AIM OF THE TASK -> Take each line containing "What" and report it exactly as written.

--- START ---

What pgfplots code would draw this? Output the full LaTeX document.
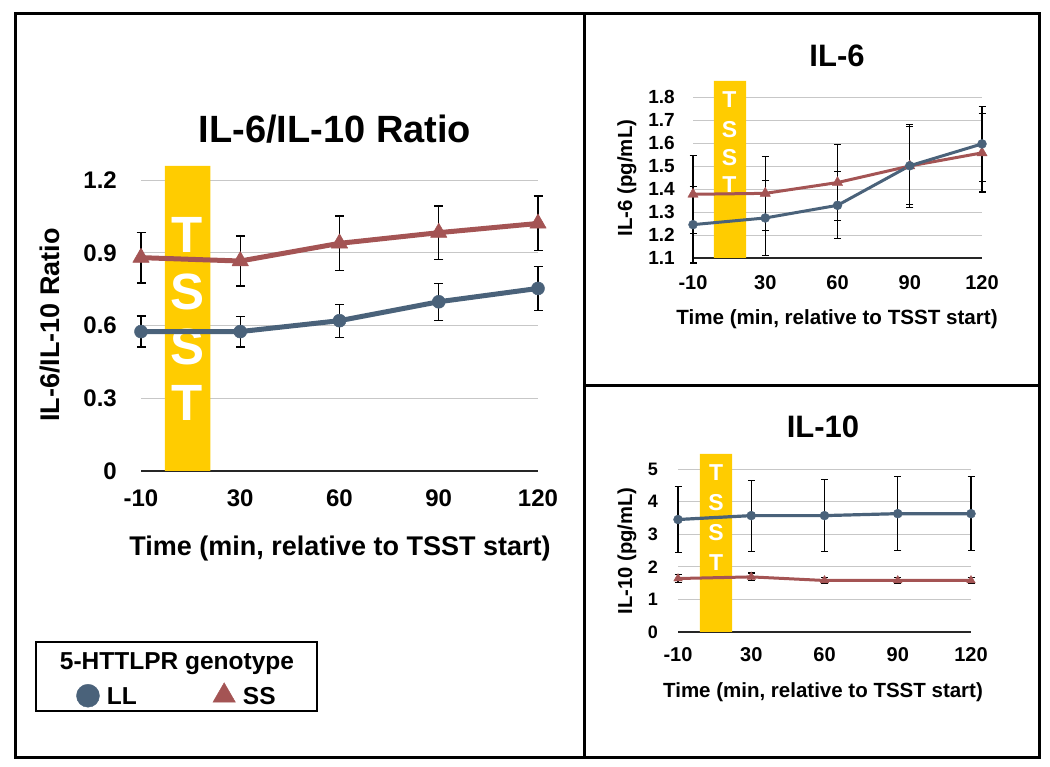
\documentclass[border=0pt]{standalone}
\usepackage{fontspec}
\setmainfont{Liberation Sans}
\usepackage{pgfplots}
\pgfplotsset{compat=1.18}
\definecolor{LL}{RGB}{74,98,122}
\definecolor{SS}{RGB}{164,84,84}
\definecolor{tsst}{RGB}{255,204,0}
\newcommand{\fs}[1]{\fontsize{#1}{#1}\selectfont\bfseries}
\pgfplotsset{
  panel/.style={scale only axis, anchor=south west, clip=false,
    xmin=0, xmax=4, xtick={0,1,2,3,4}, xticklabels={-10,30,60,90,120},
    axis x line*=bottom, axis y line*=left,
    y axis line style={draw=none}, x axis line style={black!85, line width=1.6pt},
    major tick length=0pt, ymajorgrids, grid style={black!22, line width=0.9pt},
    xticklabel style={anchor=north, inner sep=0pt},
    yticklabel style={anchor=east, inner sep=0pt}},
  ebar/.style 2 args={error bars/.cd, y dir=both, y explicit,
    error bar style={black, line width=#1},
    error mark options={black, rotate=90, mark size=#2, line width=#1}},
}
\begin{document}
\begin{tikzpicture}[x=1pt,y=1pt]
\useasboundingbox (0,0) rectangle (1050,767);
% ---------------- left panel ----------------
\begin{axis}[panel, at={(141pt,296pt)}, width=397pt, height=305pt,
  ymin=0, ymax=1.258, ytick={0,0.3,0.6,0.9,1.2}, yticklabels={0,0.3,0.6,0.9,1.2},
  xticklabel style={font={\fs{24}}, yshift=-19pt},
  yticklabel style={font={\fs{24}}, xshift=-24pt},
  legend columns=2,
  legend style={draw=none, fill=none, inner sep=0pt, outer sep=0pt,
    at={(-0.1625,-0.7344)}, anchor=west, font={\fs{24.5}},
    nodes={inner sep=0pt, text depth=0pt},
    /tikz/every odd column/.append style={column sep=7.5pt},
    /tikz/every even column/.append style={column sep=76pt}}]
\addplot[draw=none, fill=tsst, forget plot] coordinates {(0.24,0) (0.24,1.258) (0.70,1.258) (0.70,0)} \closedcycle;
\node[white, font={\fs{51}}] at (axis cs:0.465,0.973) {T};
\node[white, font={\fs{51}}] at (axis cs:0.465,0.738) {S};
\node[white, font={\fs{51}}] at (axis cs:0.465,0.511) {S};
\node[white, font={\fs{51}}] at (axis cs:0.465,0.280) {T};
\addplot[LL, line width=5pt, line join=round, mark=*, mark size=6.5pt, mark options={LL, solid, line width=0.5pt}, forget plot, ebar={1.3pt}{4.5pt}]
  coordinates {(0,0.575) +- (0,0.064) (1,0.575) +- (0,0.063) (2,0.620) +- (0,0.068) (3,0.698) +- (0,0.076) (4,0.753) +- (0,0.091)};
\addplot[SS, line width=5pt, line join=round, mark=triangle*, mark size=9.5pt, mark options={SS, solid, line width=0.5pt}, forget plot, ebar={1.3pt}{4.5pt}]
  coordinates {(0,0.880) +- (0,0.105) (1,0.866) +- (0,0.103) (2,0.939) +- (0,0.113) (3,0.983) +- (0,0.110) (4,1.021) +- (0,0.113)};
\addlegendimage{only marks, mark=*, mark size=11.5pt, color=LL}
\addlegendentry{LL}
\addlegendimage{only marks, mark=triangle*, mark size=13pt, color=SS}
\addlegendentry{SS}
\end{axis}
% ---------------- IL-6 panel ----------------
\begin{axis}[panel, at={(693pt,509pt)}, width=289pt, height=177pt,
  ymin=1.1, ymax=1.8696, ytick={1.1,1.2,1.3,1.4,1.5,1.6,1.7,1.8},
  yticklabels={1.1,1.2,1.3,1.4,1.5,1.6,1.7,1.8},
  xticklabel style={font={\fs{20}}, yshift=-17pt},
  yticklabel style={font={\fs{19}}, xshift=-18pt}]
\addplot[draw=none, fill=tsst] coordinates {(0.29,1.1) (0.29,1.8696) (0.735,1.8696) (0.735,1.1)} \closedcycle;
\node[white, font={\fs{23}}] at (axis cs:0.505,1.787) {T};
\node[white, font={\fs{23}}] at (axis cs:0.505,1.657) {S};
\node[white, font={\fs{23}}] at (axis cs:0.505,1.535) {S};
\node[white, font={\fs{23}}] at (axis cs:0.505,1.417) {T};
\addplot[SS, line width=3pt, line join=round, mark=triangle*, mark size=6pt, mark options={SS, solid, line width=0.4pt}, ebar={1.1pt}{3.5pt}]
  coordinates {(0,1.377) +- (0,0.17) (1,1.381) +- (0,0.16) (2,1.428) +- (0,0.166) (3,1.500) +- (0,0.18) (4,1.557) +- (0,0.17)};
\addplot[LL, line width=3pt, line join=round, mark=*, mark size=4.5pt, mark options={LL, solid, line width=0.4pt}, ebar={1.1pt}{3.5pt}]
  coordinates {(0,1.245) +- (0,0.167) (1,1.274) +- (0,0.164) (2,1.329) +- (0,0.146) (3,1.501) +- (0,0.17) (4,1.596) +- (0,0.163)};
\end{axis}
% ---------------- IL-10 panel ----------------
\begin{axis}[panel, at={(678pt,135pt)}, width=293pt, height=178pt,
  ymin=0, ymax=5.46, ytick={0,1,2,3,4,5}, yticklabels={0,1,2,3,4,5},
  xticklabel style={font={\fs{20}}, yshift=-15pt},
  yticklabel style={font={\fs{18}}, xshift=-20pt}]
\addplot[draw=none, fill=tsst] coordinates {(0.30,0) (0.30,5.46) (0.74,5.46) (0.74,0)} \closedcycle;
\node[white, font={\fs{23}}] at (axis cs:0.52,4.877) {T};
\node[white, font={\fs{23}}] at (axis cs:0.52,3.957) {S};
\node[white, font={\fs{23}}] at (axis cs:0.52,3.037) {S};
\node[white, font={\fs{23}}] at (axis cs:0.52,2.117) {T};
\addplot[LL, line width=3.2pt, line join=round, mark=*, mark size=4.5pt, mark options={LL, solid, line width=0.4pt}, ebar={1.1pt}{3.5pt}]
  coordinates {(0,3.45) +- (0,1.02) (1,3.57) +- (0,1.09) (2,3.57) +- (0,1.10) (3,3.63) +- (0,1.14) (4,3.63) +- (0,1.13)};
\addplot[SS, line width=3pt, line join=round, mark=triangle*, mark size=5pt, mark options={SS, solid, line width=0.4pt}, ebar={1.1pt}{3.5pt}]
  coordinates {(0,1.64) +- (0,0.12) (1,1.69) +- (0,0.12) (2,1.58) +- (0,0.10) (3,1.58) +- (0,0.10) (4,1.58) +- (0,0.10)};
\end{axis}
% ---------------- titles and labels ----------------
\node[anchor=base, font={\fs{38}}] at (335,624) {IL-6/IL-10 Ratio};
\node[anchor=base, rotate=90, font={\fs{27}}] at (59,442) {IL-6/IL-10 Ratio};
\node[anchor=base, font={\fs{27}}] at (340,211) {Time (min, relative to TSST start)};
\node[anchor=base, font={\fs{31}}] at (837,700.3) {IL-6};
\node[anchor=base, rotate=90, font={\fs{20.4}}] at (632,589) {IL-6 (pg/mL)};
\node[anchor=base, font={\fs{20.6}}] at (837,442.3) {Time (min, relative to TSST start)};
\node[anchor=base, font={\fs{31}}] at (823,329) {IL-10};
\node[anchor=base, rotate=90, font={\fs{20.2}}] at (632,216) {IL-10 (pg/mL)};
\node[anchor=base, font={\fs{20.5}}] at (823,69) {Time (min, relative to TSST start)};
% legend box
\draw[line width=2pt] (36,125) rectangle (317,56);
\node[anchor=base, font={\fs{24.5}}] at (177,97) {5-HTTLPR genotype};
% frames
\draw[line width=3pt] (15,753) rectangle (1039,9);
\draw[line width=3pt] (584,753) -- (584,9);
\draw[line width=3pt] (584,381) -- (1039,381);
\end{tikzpicture}
\end{document}
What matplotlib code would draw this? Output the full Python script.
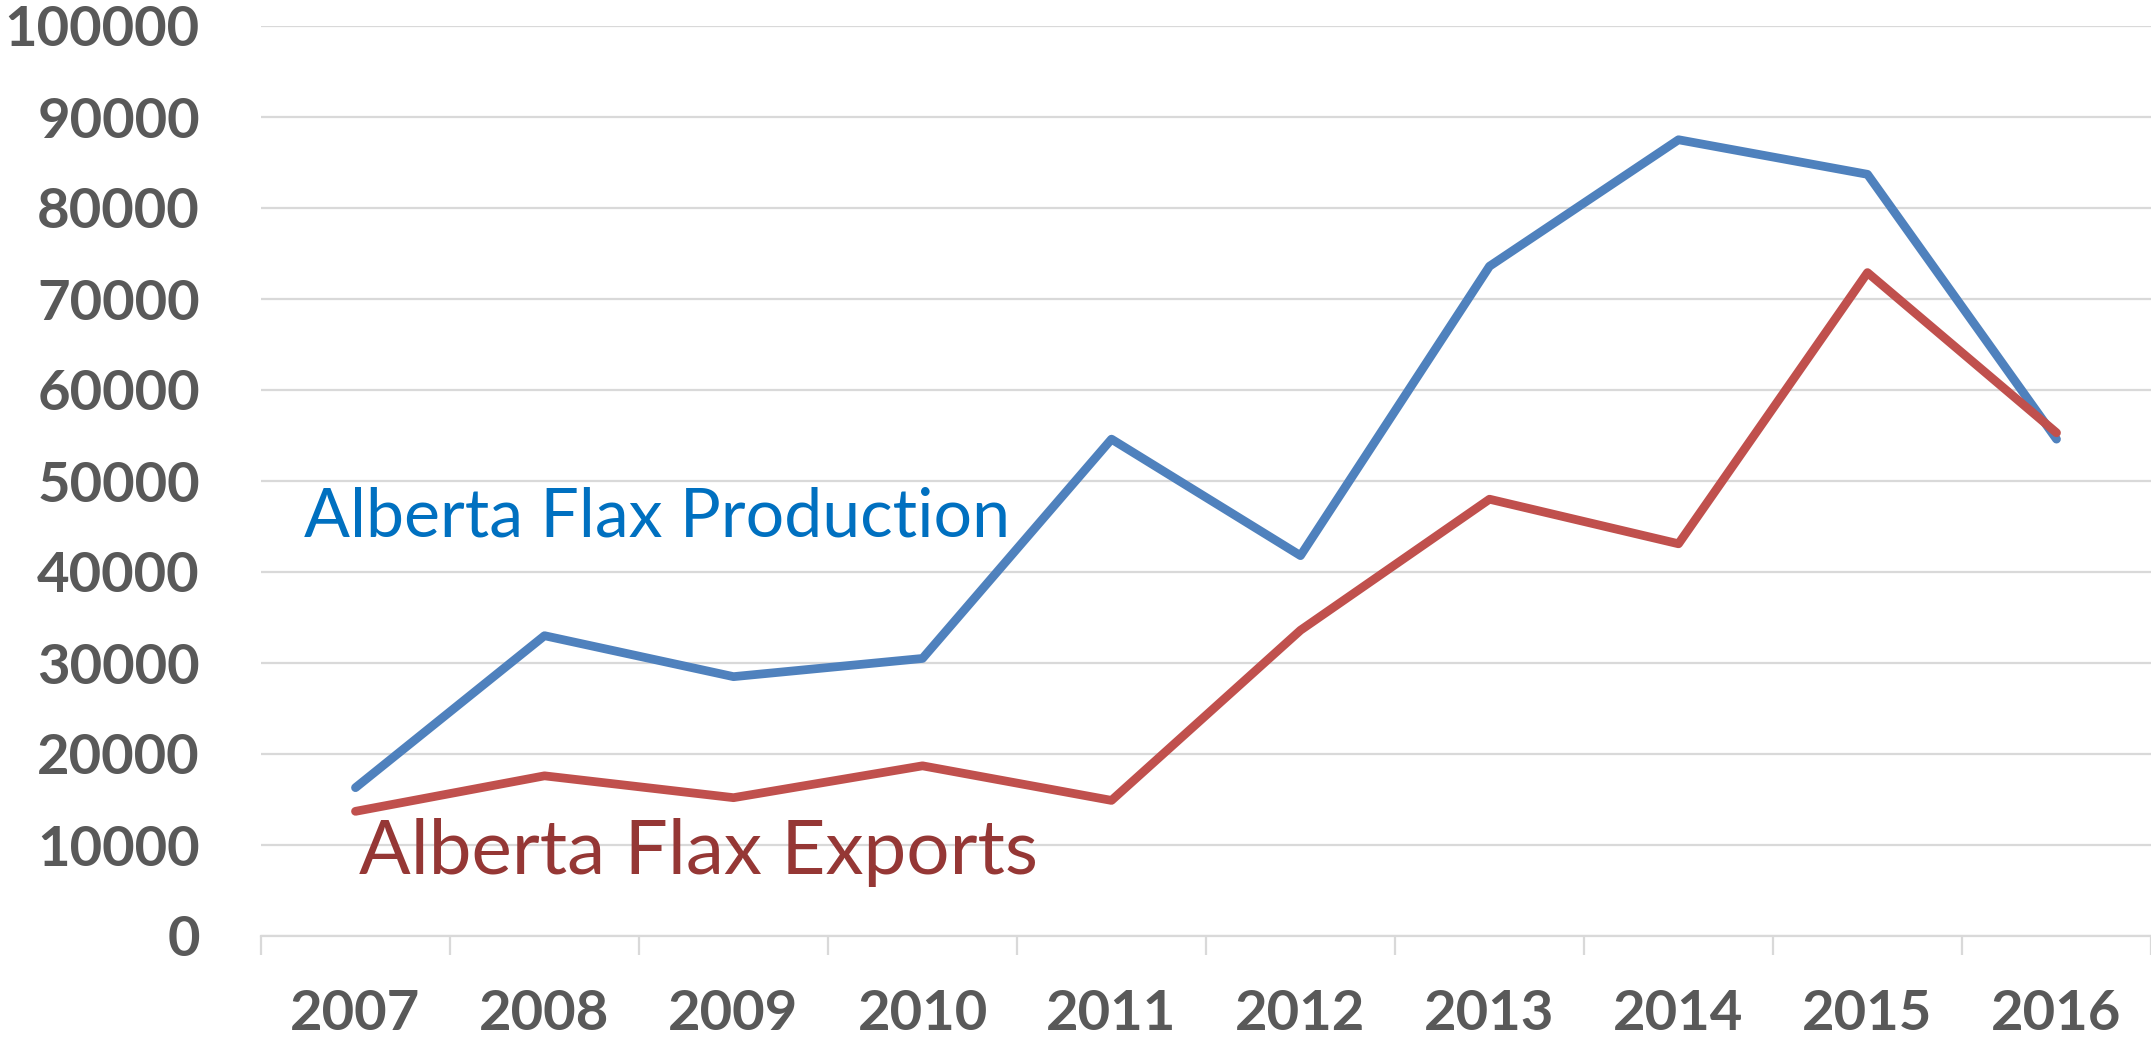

--- END ---

ANSWER ->
What pgfplots code would draw this? Output the full LaTeX document.
What matplotlib code would draw this? Output the full Python script.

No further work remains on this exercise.